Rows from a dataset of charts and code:
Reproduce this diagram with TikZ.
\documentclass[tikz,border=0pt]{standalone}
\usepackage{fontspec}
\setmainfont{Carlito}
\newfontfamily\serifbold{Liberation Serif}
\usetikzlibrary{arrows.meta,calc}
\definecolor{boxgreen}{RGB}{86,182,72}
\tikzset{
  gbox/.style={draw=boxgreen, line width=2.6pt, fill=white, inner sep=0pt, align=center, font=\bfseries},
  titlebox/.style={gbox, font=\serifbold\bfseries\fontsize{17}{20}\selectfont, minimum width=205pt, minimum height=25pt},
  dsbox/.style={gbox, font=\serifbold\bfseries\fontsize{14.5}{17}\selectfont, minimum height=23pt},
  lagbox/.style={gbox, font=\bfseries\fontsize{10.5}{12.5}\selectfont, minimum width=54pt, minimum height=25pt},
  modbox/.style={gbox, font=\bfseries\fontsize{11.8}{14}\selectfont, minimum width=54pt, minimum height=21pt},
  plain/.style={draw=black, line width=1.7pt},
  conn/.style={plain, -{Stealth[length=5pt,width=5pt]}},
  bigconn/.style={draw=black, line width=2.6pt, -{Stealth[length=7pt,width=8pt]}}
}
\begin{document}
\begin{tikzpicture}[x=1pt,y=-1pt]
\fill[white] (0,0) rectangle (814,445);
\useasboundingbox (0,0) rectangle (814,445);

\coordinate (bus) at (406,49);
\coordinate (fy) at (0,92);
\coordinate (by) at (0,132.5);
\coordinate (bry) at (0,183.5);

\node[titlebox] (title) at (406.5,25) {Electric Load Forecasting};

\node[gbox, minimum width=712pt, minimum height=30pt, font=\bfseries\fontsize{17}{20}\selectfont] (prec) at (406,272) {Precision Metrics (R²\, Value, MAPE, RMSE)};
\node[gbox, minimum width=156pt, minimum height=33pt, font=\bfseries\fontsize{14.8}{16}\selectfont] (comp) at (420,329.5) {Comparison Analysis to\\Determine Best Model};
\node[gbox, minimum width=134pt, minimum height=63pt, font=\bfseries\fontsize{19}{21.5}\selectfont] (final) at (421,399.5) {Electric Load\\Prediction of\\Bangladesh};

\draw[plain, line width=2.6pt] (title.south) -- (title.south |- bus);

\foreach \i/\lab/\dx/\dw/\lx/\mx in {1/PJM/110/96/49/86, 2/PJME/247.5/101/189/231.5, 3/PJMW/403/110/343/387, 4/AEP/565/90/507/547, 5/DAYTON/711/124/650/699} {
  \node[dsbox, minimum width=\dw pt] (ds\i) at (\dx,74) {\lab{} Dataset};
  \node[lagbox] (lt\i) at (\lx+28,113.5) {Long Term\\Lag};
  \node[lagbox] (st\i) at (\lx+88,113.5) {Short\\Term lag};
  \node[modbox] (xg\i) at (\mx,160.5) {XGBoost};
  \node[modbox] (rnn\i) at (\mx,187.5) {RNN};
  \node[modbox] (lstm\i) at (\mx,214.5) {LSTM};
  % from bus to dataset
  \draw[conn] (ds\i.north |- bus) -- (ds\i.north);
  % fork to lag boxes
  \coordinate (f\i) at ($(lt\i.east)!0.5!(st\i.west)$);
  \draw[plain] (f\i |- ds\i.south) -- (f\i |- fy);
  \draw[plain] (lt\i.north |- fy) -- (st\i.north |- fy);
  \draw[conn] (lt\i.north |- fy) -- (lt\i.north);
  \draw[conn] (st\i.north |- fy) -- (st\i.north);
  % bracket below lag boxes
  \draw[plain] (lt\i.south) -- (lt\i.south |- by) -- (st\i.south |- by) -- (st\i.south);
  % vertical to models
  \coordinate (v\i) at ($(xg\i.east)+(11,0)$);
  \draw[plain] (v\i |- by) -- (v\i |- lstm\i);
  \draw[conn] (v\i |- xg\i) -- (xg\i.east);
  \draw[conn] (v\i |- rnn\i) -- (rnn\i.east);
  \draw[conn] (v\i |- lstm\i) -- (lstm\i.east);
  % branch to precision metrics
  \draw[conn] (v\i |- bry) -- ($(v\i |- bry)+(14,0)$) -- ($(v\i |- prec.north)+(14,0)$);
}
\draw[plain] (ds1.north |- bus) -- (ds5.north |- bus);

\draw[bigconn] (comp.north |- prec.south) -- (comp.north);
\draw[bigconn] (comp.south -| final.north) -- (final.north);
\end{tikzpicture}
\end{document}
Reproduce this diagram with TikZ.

What is being asked:
Print only the lines that run from the start of the listing to the line bearing "(title.south |- bus);"; please keep the first line and that last one, exactly as they appear.

Result of the exercise:
Reproduce this diagram with TikZ.
\documentclass[tikz,border=0pt]{standalone}
\usepackage{fontspec}
\setmainfont{Carlito}
\newfontfamily\serifbold{Liberation Serif}
\usetikzlibrary{arrows.meta,calc}
\definecolor{boxgreen}{RGB}{86,182,72}
\tikzset{
  gbox/.style={draw=boxgreen, line width=2.6pt, fill=white, inner sep=0pt, align=center, font=\bfseries},
  titlebox/.style={gbox, font=\serifbold\bfseries\fontsize{17}{20}\selectfont, minimum width=205pt, minimum height=25pt},
  dsbox/.style={gbox, font=\serifbold\bfseries\fontsize{14.5}{17}\selectfont, minimum height=23pt},
  lagbox/.style={gbox, font=\bfseries\fontsize{10.5}{12.5}\selectfont, minimum width=54pt, minimum height=25pt},
  modbox/.style={gbox, font=\bfseries\fontsize{11.8}{14}\selectfont, minimum width=54pt, minimum height=21pt},
  plain/.style={draw=black, line width=1.7pt},
  conn/.style={plain, -{Stealth[length=5pt,width=5pt]}},
  bigconn/.style={draw=black, line width=2.6pt, -{Stealth[length=7pt,width=8pt]}}
}
\begin{document}
\begin{tikzpicture}[x=1pt,y=-1pt]
\fill[white] (0,0) rectangle (814,445);
\useasboundingbox (0,0) rectangle (814,445);

\coordinate (bus) at (406,49);
\coordinate (fy) at (0,92);
\coordinate (by) at (0,132.5);
\coordinate (bry) at (0,183.5);

\node[titlebox] (title) at (406.5,25) {Electric Load Forecasting};

\node[gbox, minimum width=712pt, minimum height=30pt, font=\bfseries\fontsize{17}{20}\selectfont] (prec) at (406,272) {Precision Metrics (R²\, Value, MAPE, RMSE)};
\node[gbox, minimum width=156pt, minimum height=33pt, font=\bfseries\fontsize{14.8}{16}\selectfont] (comp) at (420,329.5) {Comparison Analysis to\\Determine Best Model};
\node[gbox, minimum width=134pt, minimum height=63pt, font=\bfseries\fontsize{19}{21.5}\selectfont] (final) at (421,399.5) {Electric Load\\Prediction of\\Bangladesh};

\draw[plain, line width=2.6pt] (title.south) -- (title.south |- bus);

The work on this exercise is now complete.